Jim Justice, who owns the Greenbrier resort, admitted afterward that he wanted to see more low numbers in an attempt to attract more fans, who generally enjoy seeing birdies. One U.S. Open per year is probably enough, although the holder of that particular title believes 59s have suddenly become pedestrian and that’s not necessarily a good thing.

“It certainly takes the shine off the number, doesn’t it?” Graeme McDowell said. “When Duval did it at the Bob Hope all those years ago, it was just super special. Yeah, it’s starting to appear more often. If someone does it this week, we’re starting to get a pattern emerging. I think maybe guys are not so scared of it anymore.”

When Goydos posted the 59 in the first round of the Deere, followed five hours later by Stricker’s 60, he said that a Roger Bannister threshold was still prevalent in the game, a psychological barrier that causes players to think, then blink. Three weeks later, not so much.

A sort of group hysteria has set in. No knock on Goydos, a solid pro with two career wins, but if he can do it, a hundred other guys with comparable tool boxes are wondering why they can’t mirror the feat.

“We all have these performance thresholds,” said Gio Valiante, a sports psychologist for several top players, including Appleby. “When Bannister finally broke the four-minute mile, it fell a half-dozen more times in the next few months.”

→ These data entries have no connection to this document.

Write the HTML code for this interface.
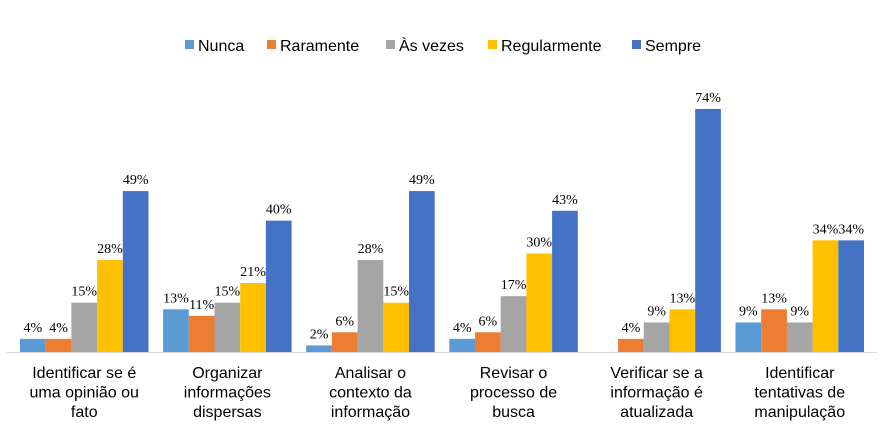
<!DOCTYPE html>
<html><head><meta charset="utf-8"><style>
body{margin:0;background:#fff;}
svg{display:block;}
</style></head><body>
<svg id="chart" width="895" height="443" xmlns="http://www.w3.org/2000/svg">
<g id="legend"></g>
<g id="bars"></g>
<line x1="7" y1="352.5" x2="877" y2="352.5" stroke="#d9d9d9" stroke-width="1"/>
<g id="cats"></g>
</svg>
<script>
const categories = [
 ["Identificar se é","uma opinião ou","fato"],
 ["Organizar","informações","dispersas"],
 ["Analisar o","contexto da","informação"],
 ["Revisar o","processo de","busca"],
 ["Verificar se a","informação é","atualizada"],
 ["Identificar","tentativas de","manipulação"]
];
const seriesNames = ["Nunca","Raramente","Às vezes","Regularmente","Sempre"];
const nunca = [4,13,2,4,0,9];
const raramente = [4,11,6,6,4,13];
const asVezes = [15,15,28,17,9,9];
const regularmente = [28,21,15,30,13,34];
const sempre = [49,40,49,43,74,34];
const colors = ["#5B9BD5","#ED7D31","#A5A5A5","#FFC000","#4472C4"];
const series = [nunca,raramente,asVezes,regularmente,sempre];

const NS="http://www.w3.org/2000/svg";
const baseY=352, pxPer=3.284, groupX0=20, groupW=143.1, barW=25.7;
const yScale=v=>baseY-v*pxPer;
const xBar=(g,s)=>groupX0+g*groupW+s*barW;
function mk(t,a,p){const e=document.createElementNS(NS,t);for(const k in a)e.setAttribute(k,a[k]);p.appendChild(e);return e;}

const bars=document.getElementById('bars');
series.forEach((arr,s)=>{
 arr.forEach((v,g)=>{
  if(v<=0) return;
  const r=mk('rect',{x:xBar(g,s),y:yScale(v),width:barW,height:v*pxPer,fill:colors[s]},bars);
  
  
  const t=mk('text',{x:xBar(g,s)+barW/2,y:yScale(v)-7,'text-anchor':'middle','font-family':'"Liberation Serif",serif','font-size':'14',fill:'#000'},bars);
  t.textContent=v+'%';
  
  
 });
});

const cats=document.getElementById('cats');
categories.forEach((lines,g)=>{
 const cx=groupX0+g*groupW+barW*2.5;
 lines.forEach((ln,i)=>{
  const t=mk('text',{x:cx,y:378+i*19.5,'text-anchor':'middle','font-family':'"Liberation Sans",sans-serif','font-size':'16',fill:'#000'},cats);
  t.textContent=ln;
  
  
 });
});

const legend=document.getElementById('legend');
const legX=[185,267,386,488,632];
seriesNames.forEach((n,i)=>{
 const r=mk('rect',{x:legX[i],y:40,width:9,height:9,fill:colors[i]},legend);
 
 
 const t=mk('text',{x:legX[i]+13,y:51,'font-family':'"Liberation Sans",sans-serif','font-size':'16',fill:'#000'},legend);
 t.textContent=n;
 
 
});
</script>
</body></html>
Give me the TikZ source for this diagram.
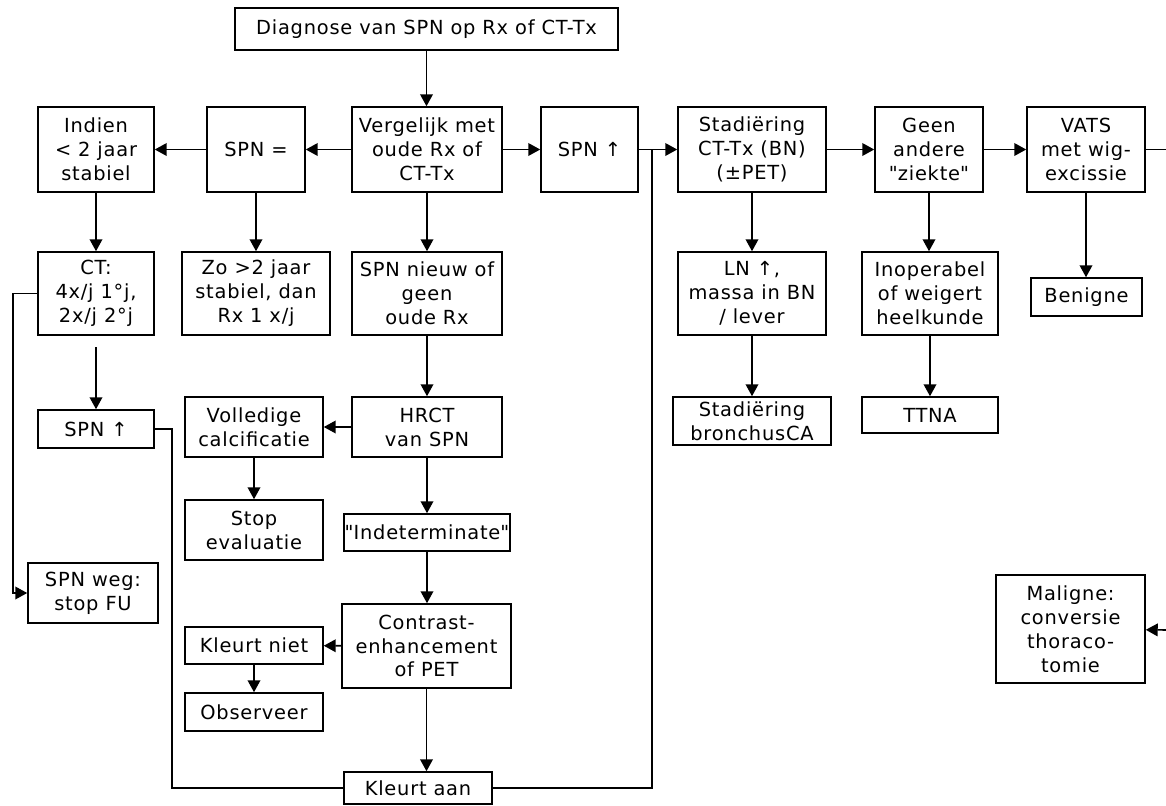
\documentclass[tikz,border=0pt]{standalone}
\usepackage{fontspec}
\setmainfont[LetterSpace=4]{DejaVu Sans}
\usetikzlibrary{arrows.meta}

\begin{document}
\begin{tikzpicture}[x=0.025cm, y=-0.025cm,
	box/.style 2 args={draw, line width=1.1pt, align=center, inner sep=0pt,
		minimum width=#1*0.025cm, minimum height=#2*0.025cm,
		font=\fontsize{13.8pt}{17pt}\selectfont},
	lijn/.style={line width=1.1pt},
	arr/.style={lijn, -{Triangle[length=8.5pt,width=9pt]}}]
		\useasboundingbox (0,0) rectangle (1166,805);

		\node[box={383}{42}] (diag) at (426.5,29) {Diagnose van SPN op Rx of CT-Tx};

		\node[box={116}{85}] (indien) at (96,149.5) {Indien\\< 2 jaar\\stabiel};
		\node[box={98}{85}] (spneq) at (256,149.5) {SPN =};
		\node[box={150}{85}] (verg) at (427,149.5) {Vergelijk met\\oude Rx of\\CT-Tx};
		\node[box={97}{85}] (spnup) at (589.5,149.5) {SPN ↑};
		\node[box={148}{85}] (stad) at (752,149.5) {Stadiëring\\CT-Tx (BN)\\(±PET)};
		\node[box={108}{85}] (geen) at (929,149.5) {Geen\\andere\\\textquotedbl ziekte\textquotedbl};
		\node[box={118}{85}] (vats) at (1086,149.5) {VATS\\met wig-\\excissie};

		\node[box={116}{83}] (ct) at (96,293.5) {CT:\\4x/j 1°j,\\2x/j 2°j};
		\node[box={148}{83}] (zo) at (256,293.5) {Zo >2 jaar\\stabiel, dan\\Rx 1 x/j};
		\node[box={150}{83}] (nieuw) at (427,293.5) {SPN nieuw of\\geen\\oude Rx};
		\node[box={148}{83}] (ln) at (752,293.5) {LN ↑,\\massa in BN\\/ lever};
		\node[box={136}{83}] (inop) at (930,293.5) {Inoperabel\\of weigert\\heelkunde};
		\node[box={111}{38}] (benigne) at (1086.5,297) {Benigne};

		\node[box={158}{48}] (bronch) at (752,421) {Stadiëring\\bronchusCA};
		\node[box={136}{36}] (ttna) at (930,415) {TTNA};

		\node[box={116}{38}] (spnup2) at (96,429) {SPN ↑};
		\node[box={130}{60}] (weg) at (93,593) {SPN weg:\\stop FU};

		\node[box={138}{60}] (volledig) at (254,427) {Volledige\\calcificatie};
		\node[box={150}{60}] (hrct) at (427,427) {HRCT\\van SPN};
		\node[box={138}{60}] (stop) at (254,530) {Stop\\evaluatie};
		\node[box={166}{37}] (indet) at (427,532.5) {\textquotedbl Indeterminate\textquotedbl};
		\node[box={169}{84}] (contrast) at (426.5,646) {Contrast-\\enhancement\\of PET};
		\node[box={138}{37}] (kniet) at (254,645.5) {Kleurt niet};
		\node[box={138}{38}] (obs) at (254,712) {Observeer};
		\node[box={148}{32}] (kaan) at (418,788) {Kleurt aan};

		\node[box={149}{108}] (maligne) at (1070.5,629) {Maligne:\\conversie\\thoraco-\\tomie};

		\coordinate (rtop) at (1166,149.5);
		\coordinate (rbot) at (1166,630);

		\draw[arr] (diag.south) -- (diag.south |- verg.north);
		\draw[arr] (verg) -- (spneq);
		\draw[arr] (spneq) -- (indien);
		\draw[arr] (verg) -- (spnup);
		\draw[arr] (spnup) -- (stad);
		\draw[arr] (stad) -- (geen);
		\draw[arr] (geen) -- (vats);
		\draw[lijn] (vats) -- (rtop);
		\draw[arr] (rbot) -- (maligne);

		\draw[arr] (indien) -- (ct);
		\draw[arr] (spneq) -- (zo);
		\draw[arr] (verg) -- (nieuw);
		\draw[arr] (stad) -- (ln);
		\draw[arr] (ln) -- (bronch);
		\draw[arr] (geen.south) -- (geen.south |- inop.north);
		\draw[arr] (inop) -- (ttna);
		\draw[arr] (vats.south) -- (vats.south |- benigne.north);

		\draw[arr, shorten <=8pt] (ct) -- (spnup2);
		\draw[arr] (ct.west) -- (13,293.5) |- (weg.west);
		\draw[lijn] (spnup2.east) -- (172,429) |- (kaan.west);
		\draw[lijn] (kaan.east) -| (652,149.5);

		\draw[arr] (nieuw) -- (hrct);
		\draw[arr] (hrct) -- (volledig);
		\draw[arr] (volledig) -- (stop);
		\draw[arr] (hrct) -- (indet);
		\draw[arr] (indet.south) -- (indet.south |- contrast.north);
		\draw[arr] (contrast) -- (kniet);
		\draw[arr] (kniet) -- (obs);
		\draw[arr] (contrast.south) -- (contrast.south |- kaan.north);
\end{tikzpicture}
\end{document}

As a result, Valiante predicted that it won’t take 11 years for another player to break 60. In fact, it might not take 11 more days, depending on the venue and weather.

“No question about it, it’s contagious,” he said. “I think you will see more of it.”

The evidence certainly supports that claim. Even before the current red-number reverie, Japan’s Ryo Ishikawa shot 58 in a sanctioned Japan Tour event May 2.

American star Anthony Kim, known to go low himself at times, has been sidelined the past three months with a wrist issue. Look what he missed.

“I guess everyone has gotten a lot better,” Kim cracked, “since I’ve been away.”